(Code that draws figures)

----------

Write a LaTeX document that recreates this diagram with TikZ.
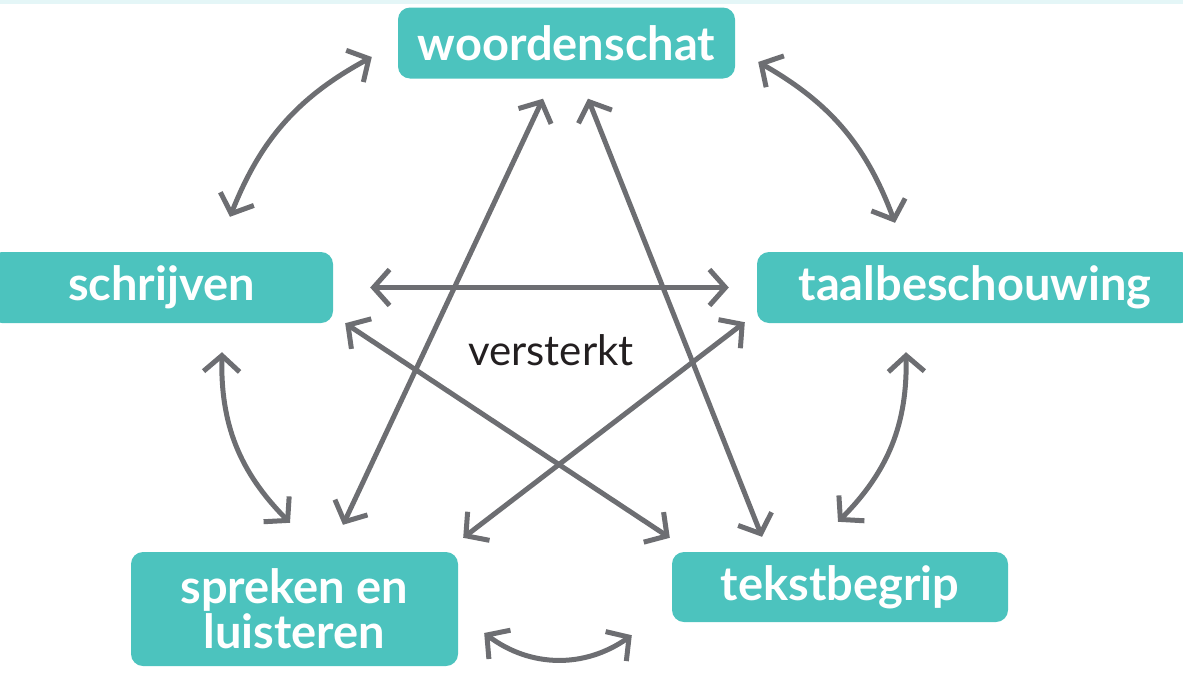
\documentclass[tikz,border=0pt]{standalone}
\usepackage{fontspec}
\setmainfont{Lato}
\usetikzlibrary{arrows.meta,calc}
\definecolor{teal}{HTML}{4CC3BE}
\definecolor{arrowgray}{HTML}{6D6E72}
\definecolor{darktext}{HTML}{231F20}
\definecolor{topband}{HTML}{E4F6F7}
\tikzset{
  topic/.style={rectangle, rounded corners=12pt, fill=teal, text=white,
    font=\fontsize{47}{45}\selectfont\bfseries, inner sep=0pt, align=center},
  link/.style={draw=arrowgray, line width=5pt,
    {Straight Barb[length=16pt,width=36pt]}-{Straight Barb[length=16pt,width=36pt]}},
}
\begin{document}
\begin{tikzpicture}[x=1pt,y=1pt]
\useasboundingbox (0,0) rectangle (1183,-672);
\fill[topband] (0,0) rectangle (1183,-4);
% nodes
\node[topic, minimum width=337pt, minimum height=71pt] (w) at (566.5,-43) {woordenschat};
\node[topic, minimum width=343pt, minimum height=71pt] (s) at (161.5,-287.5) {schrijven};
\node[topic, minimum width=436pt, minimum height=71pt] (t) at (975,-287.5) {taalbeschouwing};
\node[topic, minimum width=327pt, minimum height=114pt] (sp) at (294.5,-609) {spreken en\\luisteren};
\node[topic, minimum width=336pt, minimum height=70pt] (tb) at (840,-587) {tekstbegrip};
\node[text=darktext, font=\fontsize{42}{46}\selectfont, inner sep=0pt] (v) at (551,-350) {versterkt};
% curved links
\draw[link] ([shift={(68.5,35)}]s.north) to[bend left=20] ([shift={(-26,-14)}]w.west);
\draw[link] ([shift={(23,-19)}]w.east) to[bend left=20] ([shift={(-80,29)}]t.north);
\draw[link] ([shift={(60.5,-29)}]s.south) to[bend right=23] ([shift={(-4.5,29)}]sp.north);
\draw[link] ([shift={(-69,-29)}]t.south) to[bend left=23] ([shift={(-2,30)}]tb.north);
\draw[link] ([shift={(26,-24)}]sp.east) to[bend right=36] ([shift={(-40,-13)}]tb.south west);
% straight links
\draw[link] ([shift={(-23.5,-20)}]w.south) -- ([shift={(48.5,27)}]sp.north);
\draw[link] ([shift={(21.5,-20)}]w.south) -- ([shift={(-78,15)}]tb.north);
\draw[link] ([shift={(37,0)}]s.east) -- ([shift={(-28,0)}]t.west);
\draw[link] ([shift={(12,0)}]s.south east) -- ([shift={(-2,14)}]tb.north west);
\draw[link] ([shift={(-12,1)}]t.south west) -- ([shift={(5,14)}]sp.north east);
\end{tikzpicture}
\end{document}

----------

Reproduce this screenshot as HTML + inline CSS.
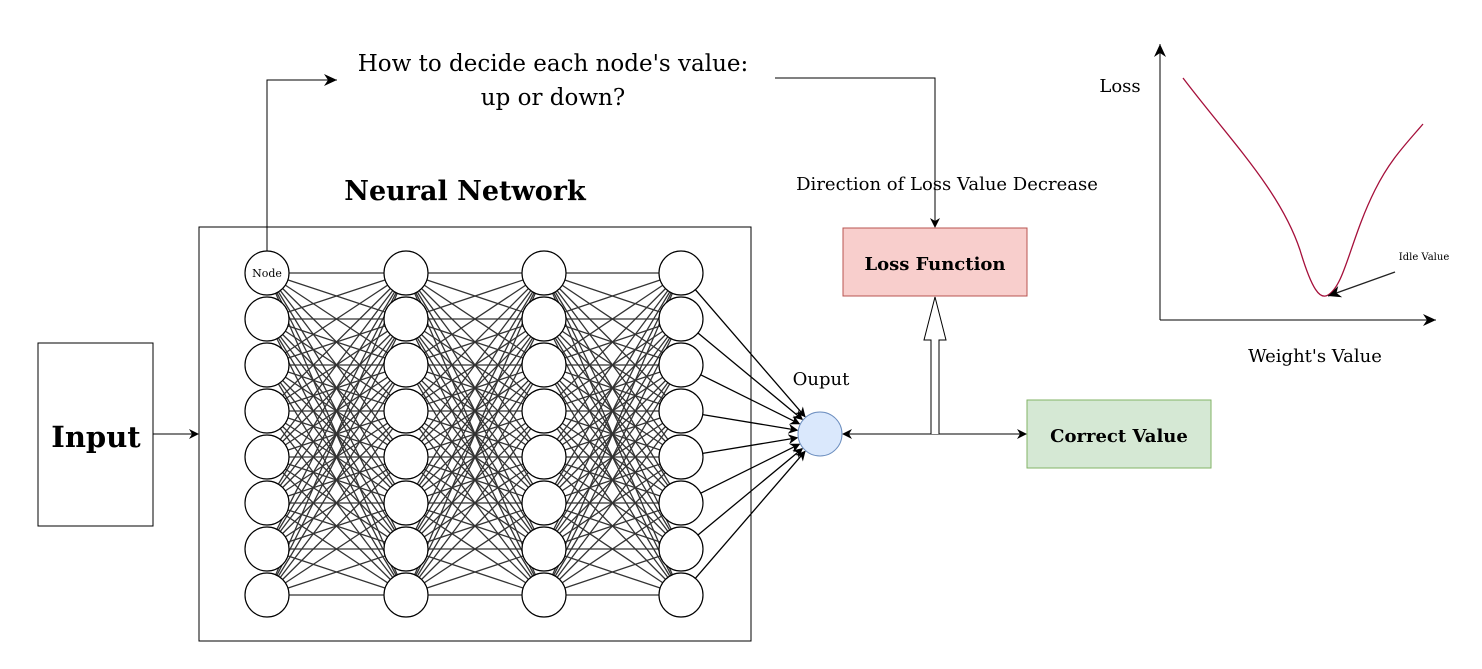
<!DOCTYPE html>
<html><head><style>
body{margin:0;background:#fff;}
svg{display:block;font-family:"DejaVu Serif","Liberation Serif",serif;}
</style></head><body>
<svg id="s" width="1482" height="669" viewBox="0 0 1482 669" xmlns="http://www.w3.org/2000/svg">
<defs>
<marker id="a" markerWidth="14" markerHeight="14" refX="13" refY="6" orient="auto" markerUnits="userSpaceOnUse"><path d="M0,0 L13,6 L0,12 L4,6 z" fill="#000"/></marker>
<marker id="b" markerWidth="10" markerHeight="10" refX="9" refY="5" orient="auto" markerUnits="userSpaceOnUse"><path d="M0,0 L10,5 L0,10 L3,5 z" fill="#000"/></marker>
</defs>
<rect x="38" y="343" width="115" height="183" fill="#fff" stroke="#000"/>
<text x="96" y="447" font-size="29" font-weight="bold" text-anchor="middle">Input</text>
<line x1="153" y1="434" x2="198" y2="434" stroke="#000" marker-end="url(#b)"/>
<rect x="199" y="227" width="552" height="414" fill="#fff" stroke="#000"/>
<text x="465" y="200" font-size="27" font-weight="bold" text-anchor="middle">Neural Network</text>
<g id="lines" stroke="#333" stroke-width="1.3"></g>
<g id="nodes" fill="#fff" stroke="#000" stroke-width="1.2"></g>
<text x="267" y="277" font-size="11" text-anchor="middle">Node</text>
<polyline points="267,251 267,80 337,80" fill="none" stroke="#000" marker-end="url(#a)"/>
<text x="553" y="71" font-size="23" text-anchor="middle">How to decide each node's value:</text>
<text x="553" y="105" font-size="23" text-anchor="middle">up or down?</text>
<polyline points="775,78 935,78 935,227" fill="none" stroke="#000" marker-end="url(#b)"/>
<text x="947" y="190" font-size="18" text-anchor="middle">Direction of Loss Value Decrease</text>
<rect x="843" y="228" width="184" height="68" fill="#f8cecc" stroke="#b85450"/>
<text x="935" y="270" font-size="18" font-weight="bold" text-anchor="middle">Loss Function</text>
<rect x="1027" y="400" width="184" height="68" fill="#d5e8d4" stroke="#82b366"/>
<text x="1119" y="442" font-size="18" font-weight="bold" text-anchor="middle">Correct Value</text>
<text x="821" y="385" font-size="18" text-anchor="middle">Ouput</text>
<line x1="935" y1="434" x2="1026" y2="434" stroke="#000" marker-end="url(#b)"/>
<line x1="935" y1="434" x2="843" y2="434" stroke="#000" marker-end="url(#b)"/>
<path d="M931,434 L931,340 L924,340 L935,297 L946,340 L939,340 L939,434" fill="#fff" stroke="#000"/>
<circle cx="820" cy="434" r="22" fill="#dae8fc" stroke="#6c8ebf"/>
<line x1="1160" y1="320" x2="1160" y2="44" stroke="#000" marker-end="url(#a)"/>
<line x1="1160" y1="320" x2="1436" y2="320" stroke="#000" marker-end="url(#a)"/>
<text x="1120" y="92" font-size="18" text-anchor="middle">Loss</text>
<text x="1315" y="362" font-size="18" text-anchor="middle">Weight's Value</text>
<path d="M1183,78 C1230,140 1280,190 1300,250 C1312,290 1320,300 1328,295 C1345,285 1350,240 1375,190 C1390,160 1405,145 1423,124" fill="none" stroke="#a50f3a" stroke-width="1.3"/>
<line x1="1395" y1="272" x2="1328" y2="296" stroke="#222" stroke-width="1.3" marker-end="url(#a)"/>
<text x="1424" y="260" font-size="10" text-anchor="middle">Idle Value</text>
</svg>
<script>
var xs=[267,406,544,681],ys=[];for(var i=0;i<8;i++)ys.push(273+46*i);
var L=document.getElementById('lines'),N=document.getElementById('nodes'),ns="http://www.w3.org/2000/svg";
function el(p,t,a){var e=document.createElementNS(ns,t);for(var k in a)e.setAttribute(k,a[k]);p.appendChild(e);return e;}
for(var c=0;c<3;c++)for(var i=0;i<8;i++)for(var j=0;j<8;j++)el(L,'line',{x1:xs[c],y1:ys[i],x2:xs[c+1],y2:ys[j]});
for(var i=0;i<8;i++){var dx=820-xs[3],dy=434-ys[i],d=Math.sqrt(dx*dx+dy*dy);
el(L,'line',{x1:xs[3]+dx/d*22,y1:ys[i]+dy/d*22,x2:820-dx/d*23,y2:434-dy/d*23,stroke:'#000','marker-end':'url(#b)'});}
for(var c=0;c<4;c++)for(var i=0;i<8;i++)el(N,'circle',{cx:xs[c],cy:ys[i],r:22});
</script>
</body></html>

----------

_STATED TASK_
Give the count of lines in the listing that hold the word "this", with no other text.

_EXPECTED ANSWER_
2